● **TASK**: Write out the material again exactly, please, and omit the pictures.

● **GIVEN MATERIAL**:
_ _ _ _ _

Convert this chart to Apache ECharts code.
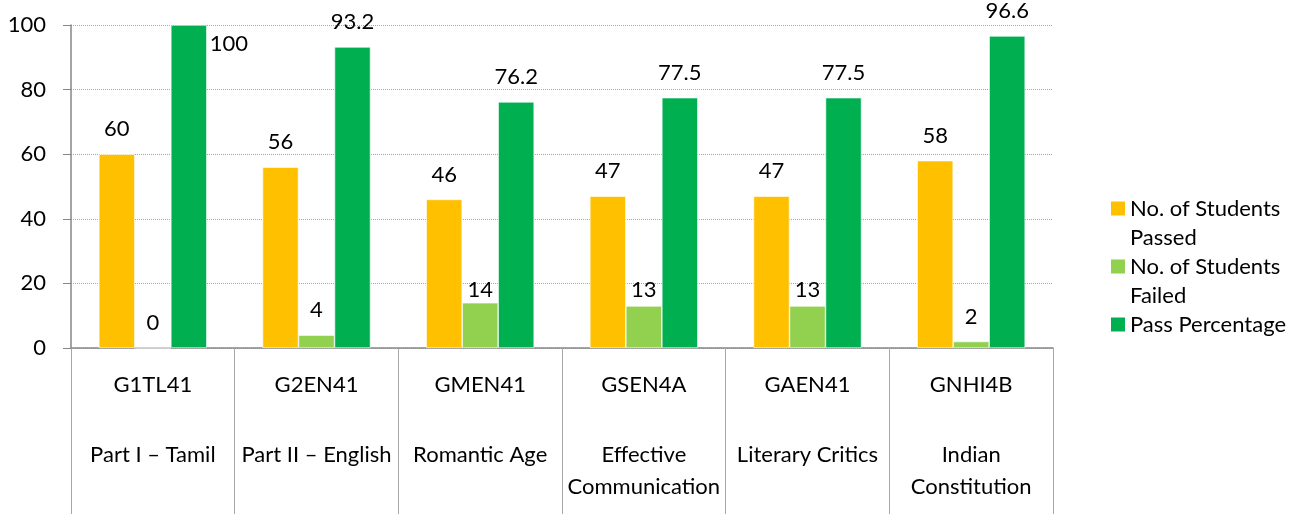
<!DOCTYPE html>
<html>
<head>
<meta charset="utf-8">
<title>Result</title>
<script src="https://cdn.jsdelivr.net/npm/echarts@6/dist/echarts.min.js"></script>
<style>
  body { margin: 0; background: #fff; }
  #main { width: 1300px; height: 514px; }
</style>
</head>
<body>
<div id="main"></div>
<script>
var codes = ['G1TL41', 'G2EN41', 'GMEN41', 'GSEN4A', 'GAEN41', 'GNHI4B'];
var names = ['Part I \u2013 Tamil', 'Part II \u2013 English', 'Romantic Age', 'Effective\nCommunication', 'Literary Critics', 'Indian\nConstitution'];
var passed = [60, 56, 46, 47, 47, 58];
var failed = [0, 4, 14, 13, 13, 2];
var percent = [100, 93.2, 76.2, 77.5, 77.5, 96.6];
var seriesNames = ['No. of Students Passed', 'No. of Students Failed', 'Pass Percentage'];
var legendText = ['No. of Students\nPassed', 'No. of Students\nFailed', 'Pass Percentage\n '];

var FONT = 'Lato';
var FS = 22;

// failed labels 14 / 13 sit closer to their bars
var failedData = failed.map(function (v) {
  if (v >= 10) return { value: v, label: { distance: v == 14 ? 2 : 5 } };
  return v;
});
// 100 doesn't fit above the top, put it beside the bar
var percentData = percent.map(function (v) {
  if (v >= 100) return { value: v, label: { position: [39, 8] } };
  return v;
});

var barLabel = { show: true, position: 'top', distance: 14, color: '#000', fontFamily: FONT, fontSize: FS };

var chart = echarts.init(document.getElementById('main'));
chart.setOption({
  animation: false,
  grid: { left: 71, right: 247, top: 25, bottom: 166 },
  legend: {
    orient: 'vertical',
    left: 1111,
    top: 194,
    padding: 0,
    itemGap: 0,
    itemWidth: 14,
    itemHeight: 43,
    icon: 'path://M0,0H14V14H0Z M0,0V43',
    itemStyle: { borderWidth: 0 },
    textStyle: { fontFamily: FONT, fontSize: FS, color: '#000', lineHeight: 29 },
    formatter: function (n) { return legendText[seriesNames.indexOf(n)]; },
    data: seriesNames
  },
  xAxis: {
    type: 'category',
    data: codes,
    axisLine: { lineStyle: { color: '#868686', width: 1.5 } },
    axisTick: { show: true, interval: 0, length: 166, lineStyle: { color: '#a6a6a6' } },
    axisLabel: {
      interval: 0,
      margin: 22,
      formatter: function (v, i) {
        var lines = names[i].split('\n').map(function (l) { return '{n|' + l + '}'; });
        return '{c|' + v + '}\n{s| }\n' + lines.join('\n');
      },
      rich: {
        c: { fontFamily: FONT, fontSize: FS, color: '#000', lineHeight: 30 },
        s: { fontSize: 10, lineHeight: 39 },
        n: { fontFamily: FONT, fontSize: FS, color: '#000', lineHeight: 32 }
      }
    }
  },
  yAxis: {
    type: 'value',
    min: 0,
    max: 100,
    interval: 20,
    axisLine: { show: true, lineStyle: { color: '#868686', width: 1.5 } },
    axisTick: { show: true, length: 8, lineStyle: { color: '#868686' } },
    axisLabel: { margin: 25, color: '#000', fontFamily: FONT, fontSize: FS },
    splitLine: { lineStyle: { color: '#a6a6a6', type: 'dotted' } }
  },
  series: [
    { name: seriesNames[0], type: 'bar', data: passed, barWidth: 36, barGap: '0%',
      itemStyle: { color: '#FFC000', borderColor: '#fff', borderWidth: 0.6 }, label: barLabel },
    { name: seriesNames[1], type: 'bar', data: failedData, barWidth: 36, barGap: '0%',
      itemStyle: { color: '#92D050', borderColor: '#fff', borderWidth: 0.6 }, label: barLabel },
    { name: seriesNames[2], type: 'bar', data: percentData, barWidth: 36, barGap: '0%',
      itemStyle: { color: '#00B050', borderColor: '#fff', borderWidth: 0.6 }, label: barLabel }
  ]
});
</script>
</body>
</html>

_ _ _ _ _

● **RESULT OF THIS EXERCISE**:
Convert this chart to Apache ECharts code.
<!DOCTYPE html>
<html>
<head>
<meta charset="utf-8">
<title>Result</title>
<script src="https://cdn.jsdelivr.net/npm/echarts@6/dist/echarts.min.js"></script>
<style>
  body { margin: 0; background: #fff; }
  #main { width: 1300px; height: 514px; }
</style>
</head>
<body>
<div id="main"></div>
<script>
var codes = ['G1TL41', 'G2EN41', 'GMEN41', 'GSEN4A', 'GAEN41', 'GNHI4B'];
var names = ['Part I \u2013 Tamil', 'Part II \u2013 English', 'Romantic Age', 'Effective\nCommunication', 'Literary Critics', 'Indian\nConstitution'];
var passed = [60, 56, 46, 47, 47, 58];
var failed = [0, 4, 14, 13, 13, 2];
var percent = [100, 93.2, 76.2, 77.5, 77.5, 96.6];
var seriesNames = ['No. of Students Passed', 'No. of Students Failed', 'Pass Percentage'];
var legendText = ['No. of Students\nPassed', 'No. of Students\nFailed', 'Pass Percentage\n '];

var FONT = 'Lato';
var FS = 22;

// failed labels 14 / 13 sit closer to their bars
var failedData = failed.map(function (v) {
  if (v >= 10) return { value: v, label: { distance: v == 14 ? 2 : 5 } };
  return v;
});
// 100 doesn't fit above the top, put it beside the bar
var percentData = percent.map(function (v) {
  if (v >= 100) return { value: v, label: { position: [39, 8] } };
  return v;
});

var barLabel = { show: true, position: 'top', distance: 14, color: '#000', fontFamily: FONT, fontSize: FS };

var chart = echarts.init(document.getElementById('main'));
chart.setOption({
  animation: false,
  grid: { left: 71, right: 247, top: 25, bottom: 166 },
  legend: {
    orient: 'vertical',
    left: 1111,
    top: 194,
    padding: 0,
    itemGap: 0,
    itemWidth: 14,
    itemHeight: 43,
    icon: 'path://M0,0H14V14H0Z M0,0V43',
    itemStyle: { borderWidth: 0 },
    textStyle: { fontFamily: FONT, fontSize: FS, color: '#000', lineHeight: 29 },
    formatter: function (n) { return legendText[seriesNames.indexOf(n)]; },
    data: seriesNames
  },
  xAxis: {
    type: 'category',
    data: codes,
    axisLine: { lineStyle: { color: '#868686', width: 1.5 } },
    axisTick: { show: true, interval: 0, length: 166, lineStyle: { color: '#a6a6a6' } },
    axisLabel: {
      interval: 0,
      margin: 22,
      formatter: function (v, i) {
        var lines = names[i].split('\n').map(function (l) { return '{n|' + l + '}'; });
        return '{c|' + v + '}\n{s| }\n' + lines.join('\n');
      },
      rich: {
        c: { fontFamily: FONT, fontSize: FS, color: '#000', lineHeight: 30 },
        s: { fontSize: 10, lineHeight: 39 },
        n: { fontFamily: FONT, fontSize: FS, color: '#000', lineHeight: 32 }
      }
    }
  },
  yAxis: {
    type: 'value',
    min: 0,
    max: 100,
    interval: 20,
    axisLine: { show: true, lineStyle: { color: '#868686', width: 1.5 } },
    axisTick: { show: true, length: 8, lineStyle: { color: '#868686' } },
    axisLabel: { margin: 25, color: '#000', fontFamily: FONT, fontSize: FS },
    splitLine: { lineStyle: { color: '#a6a6a6', type: 'dotted' } }
  },
  series: [
    { name: seriesNames[0], type: 'bar', data: passed, barWidth: 36, barGap: '0%',
      itemStyle: { color: '#FFC000', borderColor: '#fff', borderWidth: 0.6 }, label: barLabel },
    { name: seriesNames[1], type: 'bar', data: failedData, barWidth: 36, barGap: '0%',
      itemStyle: { color: '#92D050', borderColor: '#fff', borderWidth: 0.6 }, label: barLabel },
    { name: seriesNames[2], type: 'bar', data: percentData, barWidth: 36, barGap: '0%',
      itemStyle: { color: '#00B050', borderColor: '#fff', borderWidth: 0.6 }, label: barLabel }
  ]
});
</script>
</body>
</html>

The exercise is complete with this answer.